Records with drawing code:
-- START --

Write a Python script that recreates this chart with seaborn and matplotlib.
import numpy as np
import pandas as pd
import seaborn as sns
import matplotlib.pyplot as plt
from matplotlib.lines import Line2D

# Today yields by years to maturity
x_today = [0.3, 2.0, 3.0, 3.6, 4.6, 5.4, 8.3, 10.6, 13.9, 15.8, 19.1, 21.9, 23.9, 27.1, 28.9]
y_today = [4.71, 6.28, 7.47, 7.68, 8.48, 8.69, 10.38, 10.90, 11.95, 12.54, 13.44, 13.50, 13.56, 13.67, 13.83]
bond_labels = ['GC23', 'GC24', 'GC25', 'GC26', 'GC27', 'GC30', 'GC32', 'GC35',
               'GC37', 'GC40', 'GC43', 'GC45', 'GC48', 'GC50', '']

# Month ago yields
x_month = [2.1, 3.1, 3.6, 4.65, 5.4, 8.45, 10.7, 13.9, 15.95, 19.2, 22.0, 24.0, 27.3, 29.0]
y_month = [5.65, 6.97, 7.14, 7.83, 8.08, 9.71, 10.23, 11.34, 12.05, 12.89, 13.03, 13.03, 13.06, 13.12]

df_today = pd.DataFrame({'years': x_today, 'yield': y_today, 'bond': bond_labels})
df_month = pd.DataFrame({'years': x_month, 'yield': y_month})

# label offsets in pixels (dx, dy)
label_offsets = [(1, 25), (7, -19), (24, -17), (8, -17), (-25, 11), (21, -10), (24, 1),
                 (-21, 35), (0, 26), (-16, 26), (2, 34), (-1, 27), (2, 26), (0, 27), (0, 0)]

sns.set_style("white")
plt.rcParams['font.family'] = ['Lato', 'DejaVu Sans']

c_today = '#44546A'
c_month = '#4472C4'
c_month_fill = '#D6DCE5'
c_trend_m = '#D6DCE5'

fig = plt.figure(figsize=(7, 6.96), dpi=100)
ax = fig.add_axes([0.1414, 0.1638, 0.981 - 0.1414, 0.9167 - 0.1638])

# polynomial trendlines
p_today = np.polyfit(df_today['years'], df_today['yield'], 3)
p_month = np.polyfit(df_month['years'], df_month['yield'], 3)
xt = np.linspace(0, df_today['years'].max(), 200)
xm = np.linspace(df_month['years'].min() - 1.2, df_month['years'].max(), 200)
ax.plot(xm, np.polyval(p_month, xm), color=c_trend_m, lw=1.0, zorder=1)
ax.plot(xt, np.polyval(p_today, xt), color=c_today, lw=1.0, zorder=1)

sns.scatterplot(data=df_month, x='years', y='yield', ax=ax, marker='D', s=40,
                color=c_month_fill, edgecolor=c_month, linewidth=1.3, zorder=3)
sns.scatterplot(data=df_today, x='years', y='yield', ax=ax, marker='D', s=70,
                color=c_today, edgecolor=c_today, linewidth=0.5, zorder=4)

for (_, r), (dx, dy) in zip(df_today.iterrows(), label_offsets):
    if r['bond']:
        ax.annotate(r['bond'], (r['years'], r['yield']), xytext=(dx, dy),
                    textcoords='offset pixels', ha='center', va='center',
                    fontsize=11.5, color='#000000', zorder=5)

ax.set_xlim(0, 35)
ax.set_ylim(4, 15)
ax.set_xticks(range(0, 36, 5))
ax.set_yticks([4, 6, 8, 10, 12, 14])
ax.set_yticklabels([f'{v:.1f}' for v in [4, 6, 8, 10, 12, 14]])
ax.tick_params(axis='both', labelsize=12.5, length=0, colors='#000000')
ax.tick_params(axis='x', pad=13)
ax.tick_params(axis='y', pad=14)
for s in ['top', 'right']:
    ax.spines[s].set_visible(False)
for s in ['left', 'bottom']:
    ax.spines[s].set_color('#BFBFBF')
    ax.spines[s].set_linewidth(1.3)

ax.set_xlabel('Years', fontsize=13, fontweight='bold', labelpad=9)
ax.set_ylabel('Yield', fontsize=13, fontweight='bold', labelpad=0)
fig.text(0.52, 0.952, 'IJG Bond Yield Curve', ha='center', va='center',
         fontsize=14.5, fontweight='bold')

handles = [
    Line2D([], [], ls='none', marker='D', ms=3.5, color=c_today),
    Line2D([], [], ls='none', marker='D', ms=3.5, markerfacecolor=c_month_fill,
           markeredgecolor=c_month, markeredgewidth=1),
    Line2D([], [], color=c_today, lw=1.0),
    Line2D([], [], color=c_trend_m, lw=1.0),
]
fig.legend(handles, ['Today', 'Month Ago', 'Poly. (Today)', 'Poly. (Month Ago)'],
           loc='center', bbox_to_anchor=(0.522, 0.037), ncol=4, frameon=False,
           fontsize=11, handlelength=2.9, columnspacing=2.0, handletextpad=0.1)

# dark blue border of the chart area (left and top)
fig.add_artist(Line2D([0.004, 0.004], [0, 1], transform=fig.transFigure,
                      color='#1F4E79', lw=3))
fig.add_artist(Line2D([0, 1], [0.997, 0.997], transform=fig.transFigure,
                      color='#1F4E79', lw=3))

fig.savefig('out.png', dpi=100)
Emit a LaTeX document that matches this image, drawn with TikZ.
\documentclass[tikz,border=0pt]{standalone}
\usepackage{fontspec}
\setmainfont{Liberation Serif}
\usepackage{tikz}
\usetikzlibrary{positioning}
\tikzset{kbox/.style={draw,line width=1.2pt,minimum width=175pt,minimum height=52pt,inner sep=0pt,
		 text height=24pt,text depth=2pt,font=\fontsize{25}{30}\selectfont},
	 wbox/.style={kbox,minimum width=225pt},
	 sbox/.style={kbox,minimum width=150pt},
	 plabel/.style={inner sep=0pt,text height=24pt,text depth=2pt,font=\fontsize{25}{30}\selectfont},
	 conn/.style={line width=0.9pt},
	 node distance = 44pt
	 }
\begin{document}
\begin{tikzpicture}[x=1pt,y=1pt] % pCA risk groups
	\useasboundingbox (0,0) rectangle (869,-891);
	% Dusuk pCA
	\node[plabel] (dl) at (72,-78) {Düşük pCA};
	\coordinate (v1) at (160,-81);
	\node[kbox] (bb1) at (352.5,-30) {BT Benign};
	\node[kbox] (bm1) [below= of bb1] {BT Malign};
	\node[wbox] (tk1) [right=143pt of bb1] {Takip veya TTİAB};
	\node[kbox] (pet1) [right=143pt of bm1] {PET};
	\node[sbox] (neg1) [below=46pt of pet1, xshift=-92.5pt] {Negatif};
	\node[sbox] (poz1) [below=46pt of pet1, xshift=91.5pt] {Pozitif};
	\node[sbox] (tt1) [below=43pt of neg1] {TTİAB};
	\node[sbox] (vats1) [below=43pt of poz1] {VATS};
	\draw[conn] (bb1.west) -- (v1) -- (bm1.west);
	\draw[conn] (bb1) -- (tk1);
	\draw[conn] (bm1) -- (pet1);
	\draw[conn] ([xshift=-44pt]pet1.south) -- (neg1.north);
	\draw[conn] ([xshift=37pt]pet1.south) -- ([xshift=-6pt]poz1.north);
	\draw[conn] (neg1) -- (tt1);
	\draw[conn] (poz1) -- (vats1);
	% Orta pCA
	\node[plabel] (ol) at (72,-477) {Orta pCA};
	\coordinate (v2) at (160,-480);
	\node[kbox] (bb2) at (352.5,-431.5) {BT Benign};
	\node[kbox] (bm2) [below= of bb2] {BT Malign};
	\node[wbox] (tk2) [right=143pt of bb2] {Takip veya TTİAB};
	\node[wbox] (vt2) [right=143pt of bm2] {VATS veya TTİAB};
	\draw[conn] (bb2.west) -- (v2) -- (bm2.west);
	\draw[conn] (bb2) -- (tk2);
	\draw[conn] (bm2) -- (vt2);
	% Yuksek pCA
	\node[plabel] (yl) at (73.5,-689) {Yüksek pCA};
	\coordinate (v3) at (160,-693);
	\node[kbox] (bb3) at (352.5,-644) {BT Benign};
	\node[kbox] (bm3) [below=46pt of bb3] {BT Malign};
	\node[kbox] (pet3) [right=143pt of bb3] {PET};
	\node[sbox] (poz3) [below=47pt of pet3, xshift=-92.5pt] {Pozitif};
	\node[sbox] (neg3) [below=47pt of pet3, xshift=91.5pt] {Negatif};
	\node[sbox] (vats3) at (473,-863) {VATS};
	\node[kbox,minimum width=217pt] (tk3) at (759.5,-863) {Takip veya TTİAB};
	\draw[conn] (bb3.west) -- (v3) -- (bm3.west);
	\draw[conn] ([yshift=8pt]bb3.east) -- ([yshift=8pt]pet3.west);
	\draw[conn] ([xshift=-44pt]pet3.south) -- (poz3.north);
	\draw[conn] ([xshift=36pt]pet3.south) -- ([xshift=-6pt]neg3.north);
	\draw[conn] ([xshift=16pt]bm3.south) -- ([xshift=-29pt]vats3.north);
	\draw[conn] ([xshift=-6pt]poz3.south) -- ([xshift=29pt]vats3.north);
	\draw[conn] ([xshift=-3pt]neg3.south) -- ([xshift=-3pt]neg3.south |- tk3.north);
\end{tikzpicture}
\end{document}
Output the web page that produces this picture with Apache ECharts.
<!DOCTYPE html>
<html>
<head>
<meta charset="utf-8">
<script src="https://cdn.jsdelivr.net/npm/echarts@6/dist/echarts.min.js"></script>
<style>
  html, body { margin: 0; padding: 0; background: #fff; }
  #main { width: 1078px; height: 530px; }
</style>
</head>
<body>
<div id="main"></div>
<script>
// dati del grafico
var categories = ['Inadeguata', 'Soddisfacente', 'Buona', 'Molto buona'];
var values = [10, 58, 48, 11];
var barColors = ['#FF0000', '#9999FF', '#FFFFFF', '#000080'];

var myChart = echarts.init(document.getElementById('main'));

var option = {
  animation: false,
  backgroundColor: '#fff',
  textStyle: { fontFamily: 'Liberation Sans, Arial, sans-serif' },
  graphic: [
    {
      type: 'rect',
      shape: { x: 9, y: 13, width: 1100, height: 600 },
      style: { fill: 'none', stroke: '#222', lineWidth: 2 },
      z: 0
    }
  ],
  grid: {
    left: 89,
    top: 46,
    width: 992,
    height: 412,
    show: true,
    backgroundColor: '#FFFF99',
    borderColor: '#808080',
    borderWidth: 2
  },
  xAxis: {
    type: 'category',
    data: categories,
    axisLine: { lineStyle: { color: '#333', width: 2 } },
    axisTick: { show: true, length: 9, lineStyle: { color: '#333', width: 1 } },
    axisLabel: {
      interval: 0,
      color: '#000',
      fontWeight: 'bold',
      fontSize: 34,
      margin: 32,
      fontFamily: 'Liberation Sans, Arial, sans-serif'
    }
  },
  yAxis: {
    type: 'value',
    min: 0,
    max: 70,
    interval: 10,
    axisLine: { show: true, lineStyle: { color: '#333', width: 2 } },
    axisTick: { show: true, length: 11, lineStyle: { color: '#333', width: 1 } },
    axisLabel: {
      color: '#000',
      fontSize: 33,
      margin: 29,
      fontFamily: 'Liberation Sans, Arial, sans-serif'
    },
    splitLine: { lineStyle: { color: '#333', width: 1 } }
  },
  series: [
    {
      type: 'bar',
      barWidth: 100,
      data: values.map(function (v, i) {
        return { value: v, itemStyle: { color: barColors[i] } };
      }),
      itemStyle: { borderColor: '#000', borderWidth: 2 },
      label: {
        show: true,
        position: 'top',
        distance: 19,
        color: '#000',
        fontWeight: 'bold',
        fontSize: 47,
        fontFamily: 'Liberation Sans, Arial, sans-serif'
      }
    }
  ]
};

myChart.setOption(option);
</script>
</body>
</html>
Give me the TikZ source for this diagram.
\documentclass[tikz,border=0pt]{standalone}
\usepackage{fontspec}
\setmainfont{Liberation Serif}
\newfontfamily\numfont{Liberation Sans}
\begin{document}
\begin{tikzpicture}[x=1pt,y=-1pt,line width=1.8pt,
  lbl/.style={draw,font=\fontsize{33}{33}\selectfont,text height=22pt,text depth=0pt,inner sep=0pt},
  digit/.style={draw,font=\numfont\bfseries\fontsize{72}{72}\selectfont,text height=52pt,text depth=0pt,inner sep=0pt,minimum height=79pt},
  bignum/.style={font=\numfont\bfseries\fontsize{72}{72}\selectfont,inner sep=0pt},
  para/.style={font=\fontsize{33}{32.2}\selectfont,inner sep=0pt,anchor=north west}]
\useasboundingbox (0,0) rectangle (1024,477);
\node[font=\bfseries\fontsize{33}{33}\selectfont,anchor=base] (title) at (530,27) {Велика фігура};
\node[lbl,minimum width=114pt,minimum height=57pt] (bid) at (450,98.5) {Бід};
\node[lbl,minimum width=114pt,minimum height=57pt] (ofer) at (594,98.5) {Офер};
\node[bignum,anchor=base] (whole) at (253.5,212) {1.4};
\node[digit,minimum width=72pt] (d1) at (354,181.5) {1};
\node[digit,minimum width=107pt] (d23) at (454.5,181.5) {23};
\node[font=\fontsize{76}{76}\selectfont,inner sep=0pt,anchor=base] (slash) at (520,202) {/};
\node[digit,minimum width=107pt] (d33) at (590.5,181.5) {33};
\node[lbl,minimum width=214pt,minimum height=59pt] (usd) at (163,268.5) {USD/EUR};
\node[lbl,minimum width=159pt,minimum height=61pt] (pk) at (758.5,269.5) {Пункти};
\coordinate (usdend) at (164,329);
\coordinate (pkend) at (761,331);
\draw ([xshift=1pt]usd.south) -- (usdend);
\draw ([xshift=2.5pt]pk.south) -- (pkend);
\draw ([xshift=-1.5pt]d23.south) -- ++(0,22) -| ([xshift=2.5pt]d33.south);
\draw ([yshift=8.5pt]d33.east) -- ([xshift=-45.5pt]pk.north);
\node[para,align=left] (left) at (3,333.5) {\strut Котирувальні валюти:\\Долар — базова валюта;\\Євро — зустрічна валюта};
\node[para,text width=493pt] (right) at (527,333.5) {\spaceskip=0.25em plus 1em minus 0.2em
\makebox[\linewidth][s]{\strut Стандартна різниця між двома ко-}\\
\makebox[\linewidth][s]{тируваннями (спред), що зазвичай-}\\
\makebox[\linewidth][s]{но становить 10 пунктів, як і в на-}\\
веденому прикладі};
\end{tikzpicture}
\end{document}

-- END --

Task requirements: Write out a verbatim copy of the data, beginning with its first line and ending with the line that contains "color=c_today, lw=1.0, zorder=1)".

The result:
Write a Python script that recreates this chart with seaborn and matplotlib.
import numpy as np
import pandas as pd
import seaborn as sns
import matplotlib.pyplot as plt
from matplotlib.lines import Line2D

# Today yields by years to maturity
x_today = [0.3, 2.0, 3.0, 3.6, 4.6, 5.4, 8.3, 10.6, 13.9, 15.8, 19.1, 21.9, 23.9, 27.1, 28.9]
y_today = [4.71, 6.28, 7.47, 7.68, 8.48, 8.69, 10.38, 10.90, 11.95, 12.54, 13.44, 13.50, 13.56, 13.67, 13.83]
bond_labels = ['GC23', 'GC24', 'GC25', 'GC26', 'GC27', 'GC30', 'GC32', 'GC35',
               'GC37', 'GC40', 'GC43', 'GC45', 'GC48', 'GC50', '']

# Month ago yields
x_month = [2.1, 3.1, 3.6, 4.65, 5.4, 8.45, 10.7, 13.9, 15.95, 19.2, 22.0, 24.0, 27.3, 29.0]
y_month = [5.65, 6.97, 7.14, 7.83, 8.08, 9.71, 10.23, 11.34, 12.05, 12.89, 13.03, 13.03, 13.06, 13.12]

df_today = pd.DataFrame({'years': x_today, 'yield': y_today, 'bond': bond_labels})
df_month = pd.DataFrame({'years': x_month, 'yield': y_month})

# label offsets in pixels (dx, dy)
label_offsets = [(1, 25), (7, -19), (24, -17), (8, -17), (-25, 11), (21, -10), (24, 1),
                 (-21, 35), (0, 26), (-16, 26), (2, 34), (-1, 27), (2, 26), (0, 27), (0, 0)]

sns.set_style("white")
plt.rcParams['font.family'] = ['Lato', 'DejaVu Sans']

c_today = '#44546A'
c_month = '#4472C4'
c_month_fill = '#D6DCE5'
c_trend_m = '#D6DCE5'

fig = plt.figure(figsize=(7, 6.96), dpi=100)
ax = fig.add_axes([0.1414, 0.1638, 0.981 - 0.1414, 0.9167 - 0.1638])

# polynomial trendlines
p_today = np.polyfit(df_today['years'], df_today['yield'], 3)
p_month = np.polyfit(df_month['years'], df_month['yield'], 3)
xt = np.linspace(0, df_today['years'].max(), 200)
xm = np.linspace(df_month['years'].min() - 1.2, df_month['years'].max(), 200)
ax.plot(xm, np.polyval(p_month, xm), color=c_trend_m, lw=1.0, zorder=1)
ax.plot(xt, np.polyval(p_today, xt), color=c_today, lw=1.0, zorder=1)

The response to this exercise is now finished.